Milestones

Two new leaders for Slifka Center

“A space for students to create a community of meaning.”

Mark Ostow

Mark Ostow

Executive director Uri Cohen (left) and chaplain Jason Rubenstein were appointed this summer to run Yale’s center for Jewish life. View full image

Rabbi Jason Rubenstein grew up as “a serious math and science kid” who wrote computer programs in his spare time. Uri Cohen started his professional life studying the telecom sector. Each found a calling within the Jewish community, and now Rubenstein and Cohen are, respectively, Yale’s new Jewish chaplain and the executive director of Yale’s Joseph Slifka Center for Jewish Life. Appointed over the summer, the two are jointly shepherding the Slifka Center into its next phase.

The Slifka Center is home to Yale Hillel, the university’s chapter of the world’s largest Jewish campus organization. Both men credit their own undergraduate Hillel experiences—Rubenstein’s at Harvard, Cohen’s at Penn—with transforming the way they thought about themselves and their lives.

Prior to his Yale appointment, Cohen (who also holds a master’s in public administration from New York University) spent seven years as executive director of Queens College Hillel. He oversaw major changes to its facilities and programming and, under his leadership, participation in Hillel activities more than quadrupled. Among the speakers who came to the Queens campus was Rubenstein—the only speaker whom the students asked back year after year, Cohen says. “They connected with his authenticity as a Jewish scholar and role model.”

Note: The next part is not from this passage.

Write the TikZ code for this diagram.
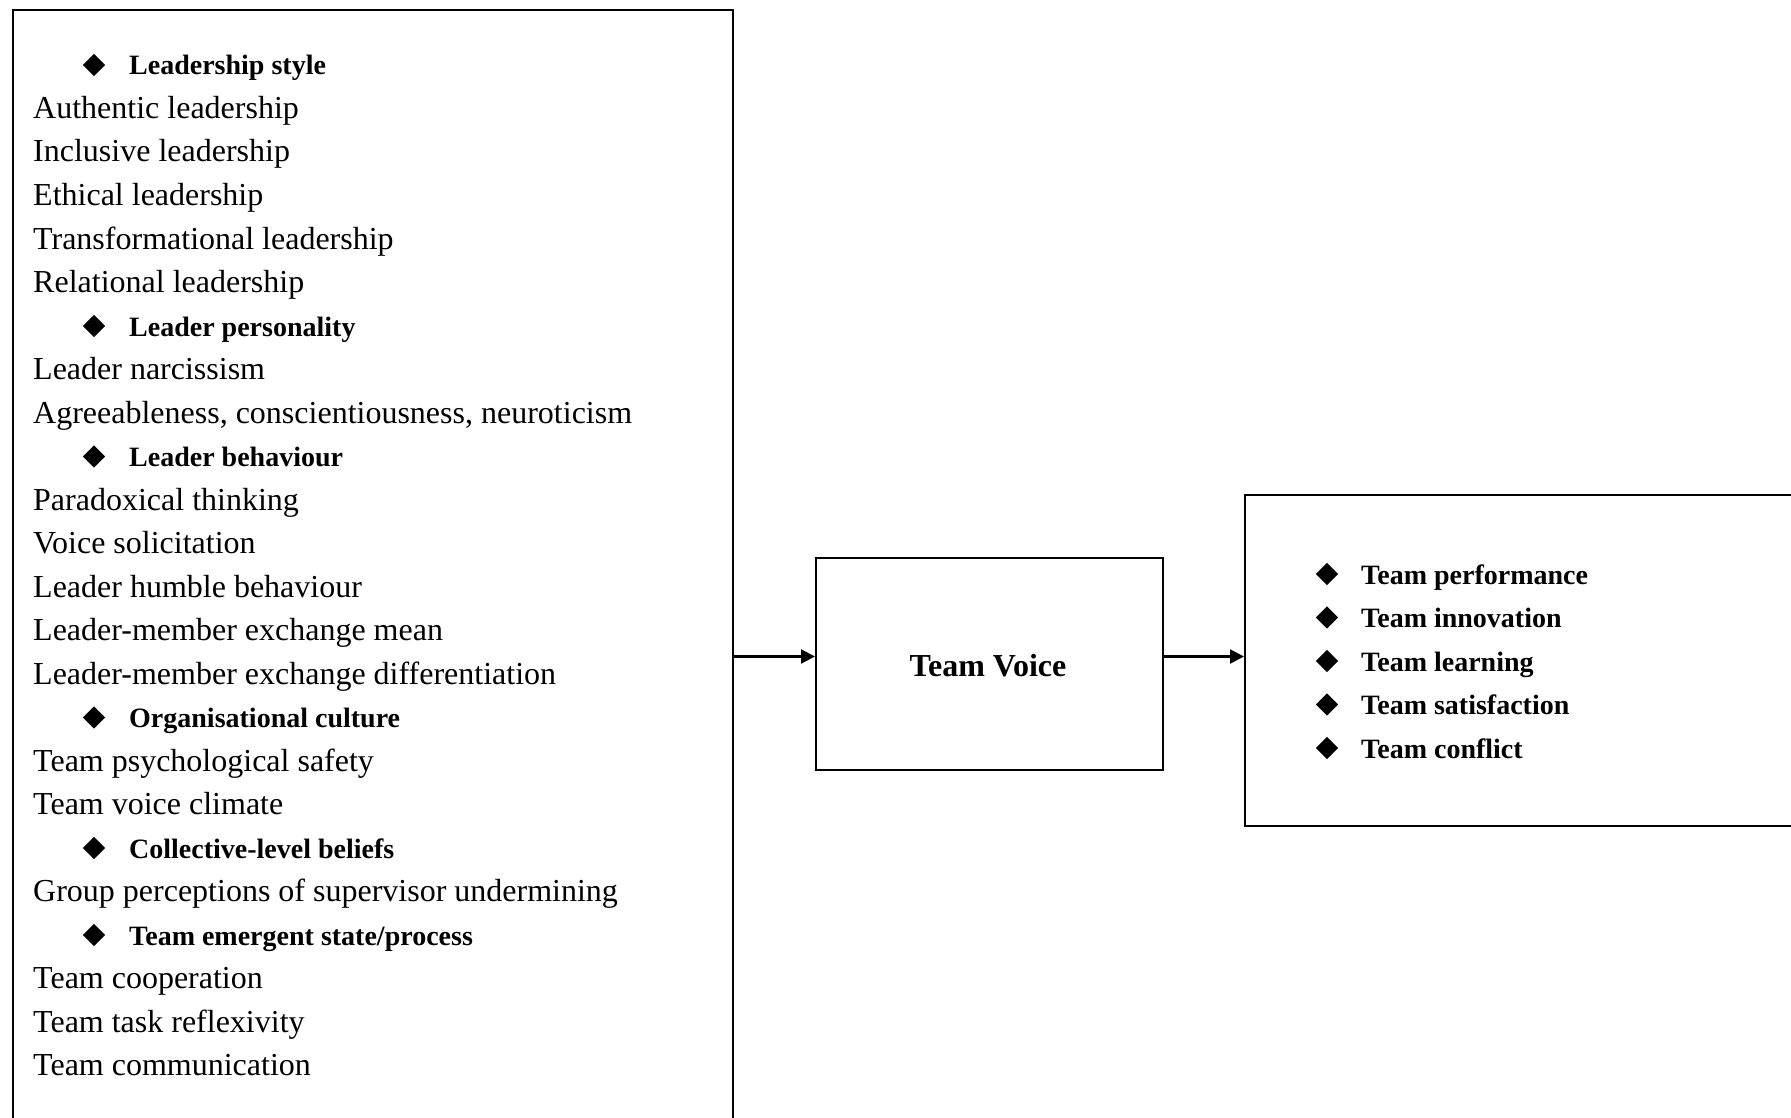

A graduate of the Jewish Theological Seminary, Rubenstein comes to Yale from the Hadar Institute, a traditional egalitarian yeshiva in Manhattan where he taught for the past eight years. He sees the Jewish tradition as extensive, diverse, and challenging, providing opportunities for self-discovery, community building, spiritual growth, and deep intellectual engagement. One conversation at Slifka examined Talmudic perspectives on the choice of Brett Kavanaugh ’87, ’90JD, for the Supreme Court; at the Law School, Rubenstein recently spoke on the Torah’s political legacy and its connection to the current refugee crisis.

“Most important,” says Rubenstein, “is that we provide space for students to create a community of meaning with and for one another.” Adds Cohen, “College is the first opportunity for young people to make their own decisions as adults. Our job is to foster an environment in which students can explore how to make adult choices that are informed by and embrace Jewish values.”